What is required
Please retype the data in full and exactly; the pictures are not part of the copy.

Supplied information
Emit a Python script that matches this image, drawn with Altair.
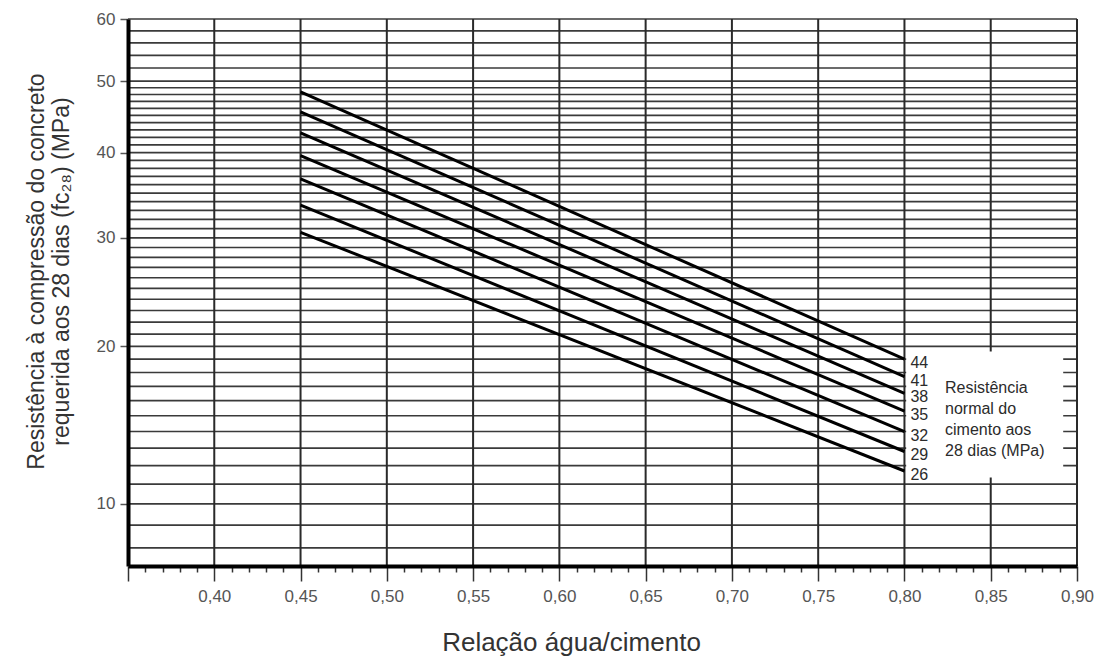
import altair as alt
import pandas as pd

# --- data ---
cement = [44, 41, 38, 35, 32, 29, 26]                 # cement normal strength (MPa)
fc_at_045 = [48.4, 45.5, 42.6, 39.6, 36.7, 33.6, 30.6]  # required fc28 at a/c = 0.45
fc_at_080 = [19.0, 17.7, 16.5, 15.3, 14.0, 12.8, 11.7]  # required fc28 at a/c = 0.80
wc_start = 0.45
wc_end = 0.80

y_grid = list(range(8, 51)) + [52, 54, 56, 58, 60]
x_grid = [0.40, 0.45, 0.50, 0.55, 0.60, 0.65, 0.70, 0.75, 0.80, 0.85, 0.90]
x_ticks = [round(0.35 + 0.01 * i, 2) for i in range(56)]
y_labels = [10, 20, 30, 40, 50, 60]

legend_text = "Resistência\nnormal do\ncimento aos\n28 dias (MPa)"

FONT = "Liberation Sans"

rows = []
for c, a, b in zip(cement, fc_at_045, fc_at_080):
    rows.append({"cement": c, "wc": wc_start, "fc": a})
    rows.append({"cement": c, "wc": wc_end, "fc": b})
lines_df = pd.DataFrame(rows)
ends_df = pd.DataFrame({"cement": cement, "wc": [wc_end] * len(cement), "fc": fc_at_080})

xscale = alt.Scale(domain=[0.35, 0.90], nice=False, zero=False)
yscale = alt.Scale(type="pow", exponent=0.3, domain=[7.27, 60], nice=False, zero=False)

major_test = "abs(datum.value*20 - round(datum.value*20)) < 0.001"

x_axis = alt.Axis(
    values=x_ticks,
    tickCount=200,
    grid=False,
    domainColor="black",
    domainWidth=4,
    tickColor="#333",
    tickWidth=1.5,
    tickSize={"condition": {"test": major_test, "value": 15}, "value": 6},
    labelExpr=f"({major_test}) && datum.value > 0.36 ? replace(format(datum.value, '.2f'), '.', ',') : ''",
    labelOverlap=False,
    labelFlush=False,
    labelFont=FONT,
    labelFontSize=17,
    labelColor="#555",
    labelPadding=7,
    title="Relação água/cimento",
    titleFont=FONT,
    titleFontSize=26,
    titleFontWeight="normal",
    titleColor="#333",
    titleX=443,
    titleY=76,
    titleBaseline="middle",
    titleAlign="center",
    zindex=2,
)

y_axis = alt.Axis(
    values=y_labels,
    grid=False,
    format="d",
    domainColor="black",
    domainWidth=4,
    tickColor="#555",
    tickWidth=1.5,
    tickSize=8,
    labelFont=FONT,
    labelFontSize=17,
    labelColor="#555",
    labelPadding=5,
    title=["Resistência à compressão do concreto", "requerida aos 28 dias (fc₂₈) (MPa)"],
    titleFont=FONT,
    titleFontSize=23,
    titleFontWeight="normal",
    titleColor="#333",
    titleLineHeight=25,
    titleX=-92,
    titleY=252,
    titleAngle=270,
    titleBaseline="middle",
    titleAlign="center",
    zindex=2,
)

hgrid = alt.Chart(pd.DataFrame({"y": y_grid})).mark_rule(
    color="#3a3a3a", strokeWidth=1.7
).encode(y=alt.Y("y:Q", scale=yscale, axis=y_axis))

vgrid = alt.Chart(pd.DataFrame({"x": x_grid})).mark_rule(
    color="#2a2a2a", strokeWidth=2
).encode(x=alt.X("x:Q", scale=xscale, axis=x_axis))

box = alt.Chart(pd.DataFrame({"x": [0.801], "x2": [0.892], "y": [19.6], "y2": [11.35]})).mark_rect(
    color="white"
).encode(
    x=alt.X("x:Q", scale=xscale), x2="x2:Q",
    y=alt.Y("y:Q", scale=yscale), y2="y2:Q",
)

lines = alt.Chart(lines_df).mark_line(color="black", strokeWidth=3).encode(
    x=alt.X("wc:Q", scale=xscale),
    y=alt.Y("fc:Q", scale=yscale),
    detail="cement:N",
)

labels = alt.Chart(ends_df).mark_text(
    align="left", baseline="middle", dx=6, dy=4, font=FONT, fontSize=16, color="#2b2b2b"
).encode(
    x=alt.X("wc:Q", scale=xscale),
    y=alt.Y("fc:Q", scale=yscale),
    text="cement:N",
)

legend = alt.Chart(pd.DataFrame({"x": [0.8235], "y": [16.9], "t": [legend_text]})).mark_text(
    align="left", baseline="middle", font=FONT, fontSize=16, color="#2b2b2b",
    lineBreak="\n", lineHeight=21
).encode(
    x=alt.X("x:Q", scale=xscale),
    y=alt.Y("y:Q", scale=yscale),
    text="t:N",
)

chart = alt.layer(hgrid, vgrid, box, lines, labels, legend).properties(
    width=949,
    height=547,
    autosize=alt.AutoSizeParams(type="none"),
    padding={"left": 120, "top": 11, "right": 17, "bottom": 94},
).configure_view(stroke=None)

chart.save("out.html", embed_options={"renderer": "svg", "actions": False})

Written response
Emit a Python script that matches this image, drawn with Altair.
import altair as alt
import pandas as pd

# --- data ---
cement = [44, 41, 38, 35, 32, 29, 26]                 # cement normal strength (MPa)
fc_at_045 = [48.4, 45.5, 42.6, 39.6, 36.7, 33.6, 30.6]  # required fc28 at a/c = 0.45
fc_at_080 = [19.0, 17.7, 16.5, 15.3, 14.0, 12.8, 11.7]  # required fc28 at a/c = 0.80
wc_start = 0.45
wc_end = 0.80

y_grid = list(range(8, 51)) + [52, 54, 56, 58, 60]
x_grid = [0.40, 0.45, 0.50, 0.55, 0.60, 0.65, 0.70, 0.75, 0.80, 0.85, 0.90]
x_ticks = [round(0.35 + 0.01 * i, 2) for i in range(56)]
y_labels = [10, 20, 30, 40, 50, 60]

legend_text = "Resistência\nnormal do\ncimento aos\n28 dias (MPa)"

FONT = "Liberation Sans"

rows = []
for c, a, b in zip(cement, fc_at_045, fc_at_080):
    rows.append({"cement": c, "wc": wc_start, "fc": a})
    rows.append({"cement": c, "wc": wc_end, "fc": b})
lines_df = pd.DataFrame(rows)
ends_df = pd.DataFrame({"cement": cement, "wc": [wc_end] * len(cement), "fc": fc_at_080})

xscale = alt.Scale(domain=[0.35, 0.90], nice=False, zero=False)
yscale = alt.Scale(type="pow", exponent=0.3, domain=[7.27, 60], nice=False, zero=False)

major_test = "abs(datum.value*20 - round(datum.value*20)) < 0.001"

x_axis = alt.Axis(
    values=x_ticks,
    tickCount=200,
    grid=False,
    domainColor="black",
    domainWidth=4,
    tickColor="#333",
    tickWidth=1.5,
    tickSize={"condition": {"test": major_test, "value": 15}, "value": 6},
    labelExpr=f"({major_test}) && datum.value > 0.36 ? replace(format(datum.value, '.2f'), '.', ',') : ''",
    labelOverlap=False,
    labelFlush=False,
    labelFont=FONT,
    labelFontSize=17,
    labelColor="#555",
    labelPadding=7,
    title="Relação água/cimento",
    titleFont=FONT,
    titleFontSize=26,
    titleFontWeight="normal",
    titleColor="#333",
    titleX=443,
    titleY=76,
    titleBaseline="middle",
    titleAlign="center",
    zindex=2,
)

y_axis = alt.Axis(
    values=y_labels,
    grid=False,
    format="d",
    domainColor="black",
    domainWidth=4,
    tickColor="#555",
    tickWidth=1.5,
    tickSize=8,
    labelFont=FONT,
    labelFontSize=17,
    labelColor="#555",
    labelPadding=5,
    title=["Resistência à compressão do concreto", "requerida aos 28 dias (fc₂₈) (MPa)"],
    titleFont=FONT,
    titleFontSize=23,
    titleFontWeight="normal",
    titleColor="#333",
    titleLineHeight=25,
    titleX=-92,
    titleY=252,
    titleAngle=270,
    titleBaseline="middle",
    titleAlign="center",
    zindex=2,
)

hgrid = alt.Chart(pd.DataFrame({"y": y_grid})).mark_rule(
    color="#3a3a3a", strokeWidth=1.7
).encode(y=alt.Y("y:Q", scale=yscale, axis=y_axis))

vgrid = alt.Chart(pd.DataFrame({"x": x_grid})).mark_rule(
    color="#2a2a2a", strokeWidth=2
).encode(x=alt.X("x:Q", scale=xscale, axis=x_axis))

box = alt.Chart(pd.DataFrame({"x": [0.801], "x2": [0.892], "y": [19.6], "y2": [11.35]})).mark_rect(
    color="white"
).encode(
    x=alt.X("x:Q", scale=xscale), x2="x2:Q",
    y=alt.Y("y:Q", scale=yscale), y2="y2:Q",
)

lines = alt.Chart(lines_df).mark_line(color="black", strokeWidth=3).encode(
    x=alt.X("wc:Q", scale=xscale),
    y=alt.Y("fc:Q", scale=yscale),
    detail="cement:N",
)

labels = alt.Chart(ends_df).mark_text(
    align="left", baseline="middle", dx=6, dy=4, font=FONT, fontSize=16, color="#2b2b2b"
).encode(
    x=alt.X("wc:Q", scale=xscale),
    y=alt.Y("fc:Q", scale=yscale),
    text="cement:N",
)

legend = alt.Chart(pd.DataFrame({"x": [0.8235], "y": [16.9], "t": [legend_text]})).mark_text(
    align="left", baseline="middle", font=FONT, fontSize=16, color="#2b2b2b",
    lineBreak="\n", lineHeight=21
).encode(
    x=alt.X("x:Q", scale=xscale),
    y=alt.Y("y:Q", scale=yscale),
    text="t:N",
)

chart = alt.layer(hgrid, vgrid, box, lines, labels, legend).properties(
    width=949,
    height=547,
    autosize=alt.AutoSizeParams(type="none"),
    padding={"left": 120, "top": 11, "right": 17, "bottom": 94},
).configure_view(stroke=None)

chart.save("out.html", embed_options={"renderer": "svg", "actions": False})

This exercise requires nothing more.